Image in camera - first generation
Edited image - second generation
Re-edited image - third generation
Printed image - fourth generation
Each generation increases the deterioration in the quality and resolution of text or image (For one exception see below). Printing, photocopying, scanning and editing JPEG images accelerate the deterioration.
Minimising intergeneration loss of quality and resolution particularly for digital images
- Always take digital photos at the highest resolution. (The more photos you can fit on a memory card the lower the initial resolution - so set the camera to the highest resolution you can manage).
- Never save an edited image with the original filename. Always use: Save As. This means that you save a generation of loss if the image needs re-editing. (Scenario 3 printed image would become third generation)
- Where possible always print from an electronic copy of an image. {Scenario 2 print from an electronic copy would be third generation rather than fifth generation.
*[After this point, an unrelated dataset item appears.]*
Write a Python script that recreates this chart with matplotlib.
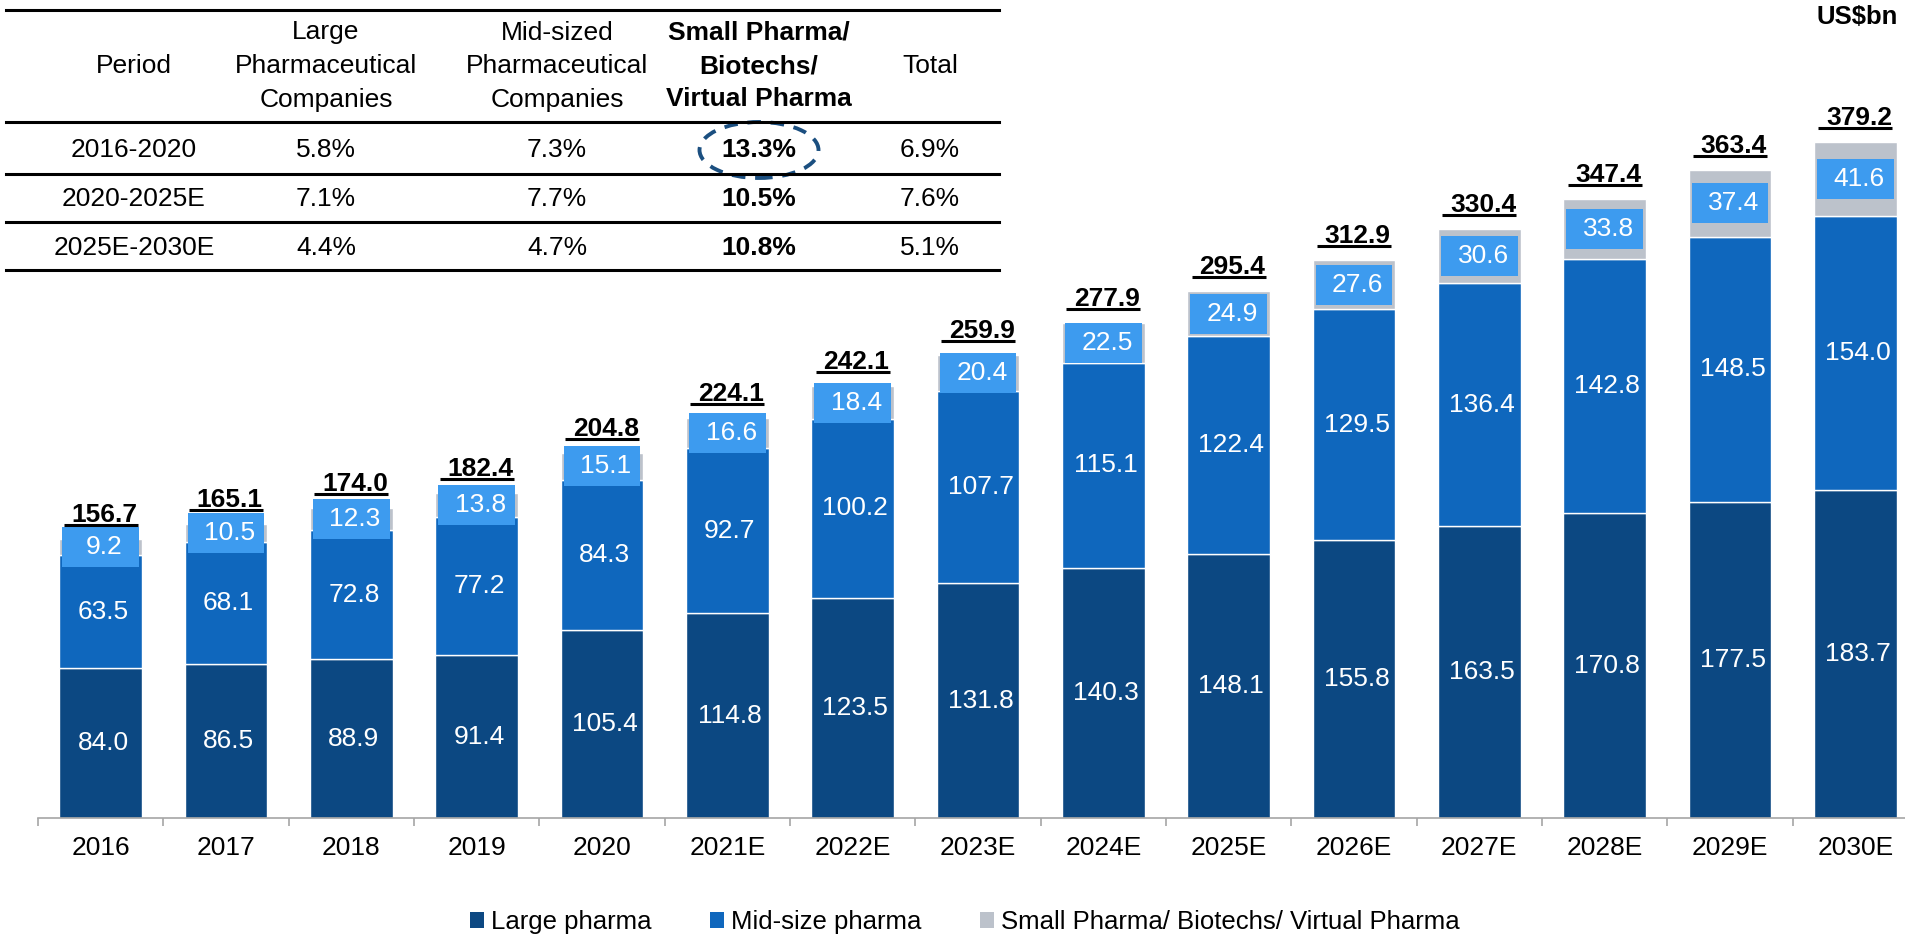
import matplotlib
matplotlib.use("Agg")
import matplotlib.pyplot as plt
from matplotlib.patches import Rectangle, Ellipse, Patch
from matplotlib.lines import Line2D
import numpy as np

plt.rcParams['font.family'] = ['Liberation Sans', 'DejaVu Sans']

years = ['2016', '2017', '2018', '2019', '2020', '2021E', '2022E', '2023E',
         '2024E', '2025E', '2026E', '2027E', '2028E', '2029E', '2030E']
large = [84.0, 86.5, 88.9, 91.4, 105.4, 114.8, 123.5, 131.8, 140.3, 148.1,
         155.8, 163.5, 170.8, 177.5, 183.7]
mid = [63.5, 68.1, 72.8, 77.2, 84.3, 92.7, 100.2, 107.7, 115.1, 122.4,
       129.5, 136.4, 142.8, 148.5, 154.0]
small = [9.2, 10.5, 12.3, 13.8, 15.1, 16.6, 18.4, 20.4, 22.5, 24.9,
         27.6, 30.6, 33.8, 37.4, 41.6]
totals = [156.7, 165.1, 174.0, 182.4, 204.8, 224.1, 242.1, 259.9, 277.9,
          295.4, 312.9, 330.4, 347.4, 363.4, 379.2]

series_names = ['Large pharma', 'Mid-size pharma',
                'Small Pharma/ Biotechs/ Virtual Pharma']

table_header = ['Period', 'Large\nPharmaceutical\nCompanies',
                'Mid-sized\nPharmaceutical\nCompanies',
                'Small Pharma/\nBiotechs/\nVirtual Pharma', 'Total']
table_rows = [['2016-2020', '5.8%', '7.3%', '13.3%', '6.9%'],
              ['2020-2025E', '7.1%', '7.7%', '10.5%', '7.6%'],
              ['2025E-2030E', '4.4%', '4.7%', '10.8%', '5.1%']]

C_LARGE = '#0c4882'
C_MID = '#0f67bd'
C_SMALL = '#bcc2cb'
C_BOX = '#3d9bef'

W, H = 1906, 935
fig = plt.figure(figsize=(W / 100, H / 100), dpi=100)

# axes geometry in pixels
ax_left, ax_right = 38, 1918
ax_bottom = 818
px_per_unit = 1.783
ymax = 455
ax_h = ymax * px_per_unit
ax = fig.add_axes([ax_left / W, (H - ax_bottom) / H, (ax_right - ax_left) / W, ax_h / H])

x = np.arange(len(years))
bw = 0.66
large_a = np.array(large)
mid_a = np.array(mid)
small_a = np.array(small)

ax.bar(x, large_a, bw, color=C_LARGE, edgecolor='white', linewidth=1.0)
ax.bar(x, mid_a, bw, bottom=large_a, color=C_MID, edgecolor='white', linewidth=1.0)
ax.bar(x, small_a, bw, bottom=large_a + mid_a, color=C_SMALL, edgecolor='white', linewidth=1.0)

box_h = 40 / px_per_unit
box_w = bw - 0.05
fs = 19
for i in range(len(years)):
    ax.text(x[i] + 0.02, large[i] / 2, f'{large[i]:.1f}', ha='center', va='center',
            color='white', fontsize=fs)
    ax.text(x[i] + 0.02, large[i] + mid[i] / 2, f'{mid[i]:.1f}', ha='center', va='center',
            color='white', fontsize=fs)
    cy = large[i] + mid[i] + small[i] / 2
    ax.add_patch(Rectangle((x[i] - box_w / 2, cy - box_h / 2), box_w, box_h,
                           facecolor=C_BOX, edgecolor='none', zorder=3))
    ax.text(x[i] + 0.03, cy, f'{small[i]:.1f}', ha='center', va='center',
            color='white', fontsize=fs, zorder=4)
    # total label with underline
    ytot = totals[i] + 17 / px_per_unit
    ax.text(x[i] + 0.03, ytot, f'{totals[i]:.1f}', ha='center', va='baseline',
            color='black', fontsize=fs, fontweight='bold', zorder=4)
    yul = totals[i] + 14 / px_per_unit
    ax.plot([x[i] - 0.295, x[i] + 0.295], [yul, yul], color='black', lw=2.2,
            solid_capstyle='butt', zorder=4)

ax.set_xlim(-0.5, len(years) - 0.5)
ax.set_ylim(0, ymax)
for s in ['top', 'right', 'left']:
    ax.spines[s].set_visible(False)
ax.spines['bottom'].set_color('#a6a6a6')
ax.spines['bottom'].set_linewidth(1.2)
ax.set_yticks([])
ax.set_xticks(x)
ax.set_xticklabels(years, fontsize=fs)
ax.tick_params(axis='x', which='major', length=0, pad=13)
ax.set_xticks(np.arange(-0.5, len(years), 1.0), minor=True)
ax.tick_params(axis='x', which='minor', length=6, color='#a6a6a6', width=1.2)

# legend
def fx(px):
    return px / W

def fy(py):
    return 1 - py / H

handles = [Patch(facecolor=c, edgecolor='none') for c in (C_LARGE, C_MID, C_SMALL)]
fig.legend(handles, series_names, loc='center left', bbox_to_anchor=(fx(470), fy(922)),
           ncol=3, frameon=False, fontsize=18.5, handlelength=0.55, handleheight=0.55,
           handletextpad=0.25, columnspacing=2.3, borderpad=0, borderaxespad=0)

# table
tl, tr = 6, 999
for yy in (10, 122, 174, 222, 270):
    fig.add_artist(Line2D([fx(tl), fx(tr)], [fy(yy), fy(yy)], color='black', lw=2.2,
                          transform=fig.transFigure))
col_x = [134, 326, 557, 759, 930]
tfs = 19
for j, h in enumerate(table_header):
    fig.text(fx(col_x[j]), fy(66), h, ha='center', va='center', fontsize=tfs,
             fontweight='bold' if j == 3 else 'normal', linespacing=1.5)
row_y = [150, 199, 248]
for r, row in enumerate(table_rows):
    for j, v in enumerate(row):
        fig.text(fx(col_x[j]), fy(row_y[r]), v, ha='center', va='center', fontsize=tfs,
                 fontweight='bold' if j == 3 else 'normal')
fig.add_artist(Ellipse((fx(759), fy(150)), 119 / W, 56 / H, transform=fig.transFigure,
                       fill=False, edgecolor='#1b4f80', lw=2.8, linestyle=(0, (3.5, 2.5))))

fig.text(fx(1898), fy(17), 'US$bn', ha='right', va='center', fontsize=18.5, fontweight='bold')

fig.savefig('out.png', dpi=100)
- If high quality images are being edited then take the images in RAW mode or lossless TIFF if the camera permits. Then do all editing in a lossless image type (eg TIFF lossless). Lossless images have no inter-generation loss when saved. If an image can be photographed using a lossless image file type then the print in scenario 3 would have been second generation.
- To minimise intergeneration loss - take or scan images at high resolution, save edits as high quality or lossless and print at high resolution.